● **What needs to be done**: The line containing "import * as" marks the end: extract everything from the first line of the data through that line, exactly, with no pictures.

>> start

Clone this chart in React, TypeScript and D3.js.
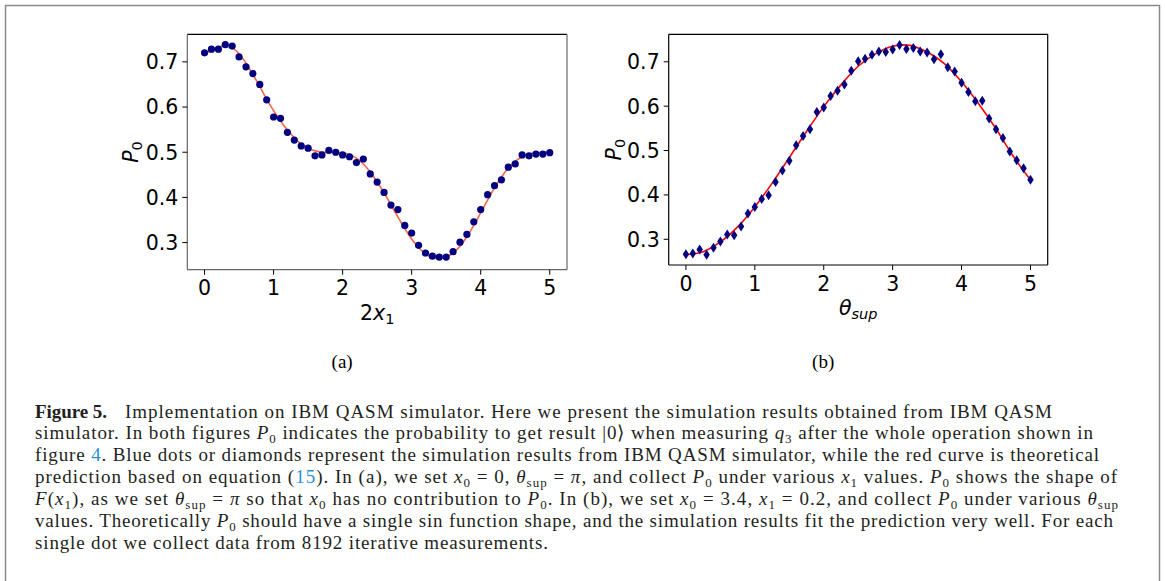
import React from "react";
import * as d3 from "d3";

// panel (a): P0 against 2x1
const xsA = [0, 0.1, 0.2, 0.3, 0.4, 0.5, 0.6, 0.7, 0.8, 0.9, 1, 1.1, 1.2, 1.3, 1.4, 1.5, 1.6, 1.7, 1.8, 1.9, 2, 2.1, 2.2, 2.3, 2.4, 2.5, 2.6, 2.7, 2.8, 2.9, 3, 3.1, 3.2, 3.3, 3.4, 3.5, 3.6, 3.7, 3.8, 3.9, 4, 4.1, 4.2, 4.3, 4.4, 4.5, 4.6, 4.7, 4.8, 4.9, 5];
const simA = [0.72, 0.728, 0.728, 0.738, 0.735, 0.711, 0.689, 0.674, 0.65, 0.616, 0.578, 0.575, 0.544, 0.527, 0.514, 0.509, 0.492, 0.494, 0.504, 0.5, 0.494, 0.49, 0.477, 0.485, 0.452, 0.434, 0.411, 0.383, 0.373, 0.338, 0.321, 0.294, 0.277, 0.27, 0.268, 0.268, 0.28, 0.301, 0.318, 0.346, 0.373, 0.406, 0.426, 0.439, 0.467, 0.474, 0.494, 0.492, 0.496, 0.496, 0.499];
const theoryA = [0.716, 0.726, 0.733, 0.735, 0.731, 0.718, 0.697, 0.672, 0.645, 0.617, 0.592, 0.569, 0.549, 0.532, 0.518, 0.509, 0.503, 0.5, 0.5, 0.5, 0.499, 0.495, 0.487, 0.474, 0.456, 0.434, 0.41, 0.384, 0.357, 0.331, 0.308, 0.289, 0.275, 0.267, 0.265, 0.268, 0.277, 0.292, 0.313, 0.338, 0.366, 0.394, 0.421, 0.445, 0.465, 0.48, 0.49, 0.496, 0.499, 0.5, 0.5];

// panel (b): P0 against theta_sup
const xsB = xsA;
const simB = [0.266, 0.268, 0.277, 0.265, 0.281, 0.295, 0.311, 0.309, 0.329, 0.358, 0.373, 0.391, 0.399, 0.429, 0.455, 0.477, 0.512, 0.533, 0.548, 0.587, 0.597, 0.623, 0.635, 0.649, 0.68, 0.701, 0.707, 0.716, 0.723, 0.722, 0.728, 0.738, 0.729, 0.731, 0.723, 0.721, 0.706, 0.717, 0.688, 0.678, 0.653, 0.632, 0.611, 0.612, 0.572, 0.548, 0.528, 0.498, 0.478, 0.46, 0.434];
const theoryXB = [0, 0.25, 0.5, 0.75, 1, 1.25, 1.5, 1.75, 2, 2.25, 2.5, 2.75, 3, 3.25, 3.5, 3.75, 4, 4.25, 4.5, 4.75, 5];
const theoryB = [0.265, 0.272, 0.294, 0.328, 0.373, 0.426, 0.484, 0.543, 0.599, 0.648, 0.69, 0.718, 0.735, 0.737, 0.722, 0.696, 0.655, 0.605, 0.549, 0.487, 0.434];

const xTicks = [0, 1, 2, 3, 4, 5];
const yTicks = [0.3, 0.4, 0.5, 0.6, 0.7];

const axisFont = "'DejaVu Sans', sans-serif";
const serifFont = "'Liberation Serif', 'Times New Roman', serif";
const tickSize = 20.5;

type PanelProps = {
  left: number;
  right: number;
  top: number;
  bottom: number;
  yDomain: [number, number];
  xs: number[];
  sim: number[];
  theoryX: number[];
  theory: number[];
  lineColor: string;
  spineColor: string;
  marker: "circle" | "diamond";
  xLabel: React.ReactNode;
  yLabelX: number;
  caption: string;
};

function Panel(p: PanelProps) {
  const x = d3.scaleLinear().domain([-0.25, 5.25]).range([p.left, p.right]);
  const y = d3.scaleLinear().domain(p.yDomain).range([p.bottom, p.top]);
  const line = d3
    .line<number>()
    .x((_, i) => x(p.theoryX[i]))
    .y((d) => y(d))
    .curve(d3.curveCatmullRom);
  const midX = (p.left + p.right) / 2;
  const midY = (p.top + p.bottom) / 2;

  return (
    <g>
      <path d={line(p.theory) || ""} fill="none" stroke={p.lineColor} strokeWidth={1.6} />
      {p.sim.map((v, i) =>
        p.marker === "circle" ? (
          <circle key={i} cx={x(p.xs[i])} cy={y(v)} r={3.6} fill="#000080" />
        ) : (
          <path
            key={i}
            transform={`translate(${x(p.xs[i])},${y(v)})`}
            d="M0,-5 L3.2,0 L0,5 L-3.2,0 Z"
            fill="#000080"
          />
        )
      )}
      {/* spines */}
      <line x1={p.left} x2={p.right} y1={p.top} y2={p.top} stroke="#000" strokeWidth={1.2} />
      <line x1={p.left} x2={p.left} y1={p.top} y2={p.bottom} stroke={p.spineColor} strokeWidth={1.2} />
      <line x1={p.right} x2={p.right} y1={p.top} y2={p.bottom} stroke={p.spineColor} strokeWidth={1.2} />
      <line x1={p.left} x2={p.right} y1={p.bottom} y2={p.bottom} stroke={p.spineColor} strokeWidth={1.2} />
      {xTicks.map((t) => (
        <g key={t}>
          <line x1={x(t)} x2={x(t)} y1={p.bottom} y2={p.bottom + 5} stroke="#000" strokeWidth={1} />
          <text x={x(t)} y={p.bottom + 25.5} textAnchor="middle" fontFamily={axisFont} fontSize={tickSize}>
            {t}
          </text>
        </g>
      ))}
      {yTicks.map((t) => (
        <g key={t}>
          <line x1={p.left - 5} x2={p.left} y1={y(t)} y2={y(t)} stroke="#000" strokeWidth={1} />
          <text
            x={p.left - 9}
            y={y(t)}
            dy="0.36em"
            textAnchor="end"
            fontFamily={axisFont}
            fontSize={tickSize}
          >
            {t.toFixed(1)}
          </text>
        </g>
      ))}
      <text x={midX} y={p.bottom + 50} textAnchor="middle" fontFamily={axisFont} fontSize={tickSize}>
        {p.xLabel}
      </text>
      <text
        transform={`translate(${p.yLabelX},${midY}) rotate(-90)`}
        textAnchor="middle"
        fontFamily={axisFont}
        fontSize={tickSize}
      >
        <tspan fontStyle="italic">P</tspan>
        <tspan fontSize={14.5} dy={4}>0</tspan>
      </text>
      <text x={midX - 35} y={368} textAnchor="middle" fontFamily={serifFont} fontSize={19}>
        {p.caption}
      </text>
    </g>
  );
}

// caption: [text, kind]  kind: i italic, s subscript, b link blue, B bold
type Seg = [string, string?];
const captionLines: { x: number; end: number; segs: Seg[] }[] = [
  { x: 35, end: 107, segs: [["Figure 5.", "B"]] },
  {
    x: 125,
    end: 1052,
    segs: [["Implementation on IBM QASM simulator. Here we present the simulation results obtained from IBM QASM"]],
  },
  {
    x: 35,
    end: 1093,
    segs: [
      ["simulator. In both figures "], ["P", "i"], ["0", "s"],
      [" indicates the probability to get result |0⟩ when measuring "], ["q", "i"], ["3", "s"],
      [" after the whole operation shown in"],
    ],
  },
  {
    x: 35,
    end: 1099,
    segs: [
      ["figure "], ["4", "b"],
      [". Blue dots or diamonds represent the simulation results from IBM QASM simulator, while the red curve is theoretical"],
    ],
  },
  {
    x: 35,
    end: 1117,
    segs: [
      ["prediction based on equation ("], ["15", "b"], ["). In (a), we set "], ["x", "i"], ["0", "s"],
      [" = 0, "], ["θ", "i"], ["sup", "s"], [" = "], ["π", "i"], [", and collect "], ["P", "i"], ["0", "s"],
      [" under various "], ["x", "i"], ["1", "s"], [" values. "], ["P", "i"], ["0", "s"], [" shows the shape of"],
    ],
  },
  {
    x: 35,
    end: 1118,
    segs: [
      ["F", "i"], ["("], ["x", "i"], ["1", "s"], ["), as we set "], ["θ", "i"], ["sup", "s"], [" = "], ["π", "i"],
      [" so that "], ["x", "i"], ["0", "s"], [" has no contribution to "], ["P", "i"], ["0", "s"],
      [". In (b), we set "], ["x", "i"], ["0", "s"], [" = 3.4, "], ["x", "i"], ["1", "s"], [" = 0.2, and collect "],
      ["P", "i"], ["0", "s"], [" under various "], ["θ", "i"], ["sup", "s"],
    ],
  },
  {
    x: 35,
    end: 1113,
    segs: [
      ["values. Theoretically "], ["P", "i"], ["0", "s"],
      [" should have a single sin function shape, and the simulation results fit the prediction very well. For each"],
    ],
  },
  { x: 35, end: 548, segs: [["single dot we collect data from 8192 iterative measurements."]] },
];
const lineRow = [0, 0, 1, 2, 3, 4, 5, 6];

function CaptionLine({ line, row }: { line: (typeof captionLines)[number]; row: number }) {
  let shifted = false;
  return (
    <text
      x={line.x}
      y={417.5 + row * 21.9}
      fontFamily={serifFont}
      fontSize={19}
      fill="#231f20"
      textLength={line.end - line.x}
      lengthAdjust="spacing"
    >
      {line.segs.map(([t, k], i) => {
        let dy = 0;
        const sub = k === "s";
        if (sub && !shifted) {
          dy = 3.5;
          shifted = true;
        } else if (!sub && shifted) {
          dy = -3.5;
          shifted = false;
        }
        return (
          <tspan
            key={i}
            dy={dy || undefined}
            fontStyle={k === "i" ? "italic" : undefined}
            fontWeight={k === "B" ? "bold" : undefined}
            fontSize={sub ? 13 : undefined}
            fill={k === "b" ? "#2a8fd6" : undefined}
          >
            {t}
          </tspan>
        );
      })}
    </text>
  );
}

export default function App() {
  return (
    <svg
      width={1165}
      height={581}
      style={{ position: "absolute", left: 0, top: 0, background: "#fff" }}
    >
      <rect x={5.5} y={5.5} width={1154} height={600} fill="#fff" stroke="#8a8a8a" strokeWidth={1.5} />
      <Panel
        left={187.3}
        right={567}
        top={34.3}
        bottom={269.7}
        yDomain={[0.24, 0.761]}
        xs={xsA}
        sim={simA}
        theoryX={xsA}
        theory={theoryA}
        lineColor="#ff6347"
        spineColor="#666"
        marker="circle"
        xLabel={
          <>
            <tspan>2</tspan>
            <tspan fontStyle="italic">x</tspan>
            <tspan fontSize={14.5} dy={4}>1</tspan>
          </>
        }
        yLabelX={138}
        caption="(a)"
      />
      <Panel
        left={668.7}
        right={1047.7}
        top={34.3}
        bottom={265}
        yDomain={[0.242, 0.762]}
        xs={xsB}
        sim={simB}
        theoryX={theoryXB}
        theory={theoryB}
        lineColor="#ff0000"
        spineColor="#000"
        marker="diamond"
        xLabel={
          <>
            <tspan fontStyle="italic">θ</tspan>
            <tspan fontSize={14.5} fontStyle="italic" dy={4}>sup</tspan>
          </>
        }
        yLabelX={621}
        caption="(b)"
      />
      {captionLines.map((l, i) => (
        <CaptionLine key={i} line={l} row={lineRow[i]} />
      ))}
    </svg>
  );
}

>> end

● **Full answer**:
Clone this chart in React, TypeScript and D3.js.
import React from "react";
import * as d3 from "d3";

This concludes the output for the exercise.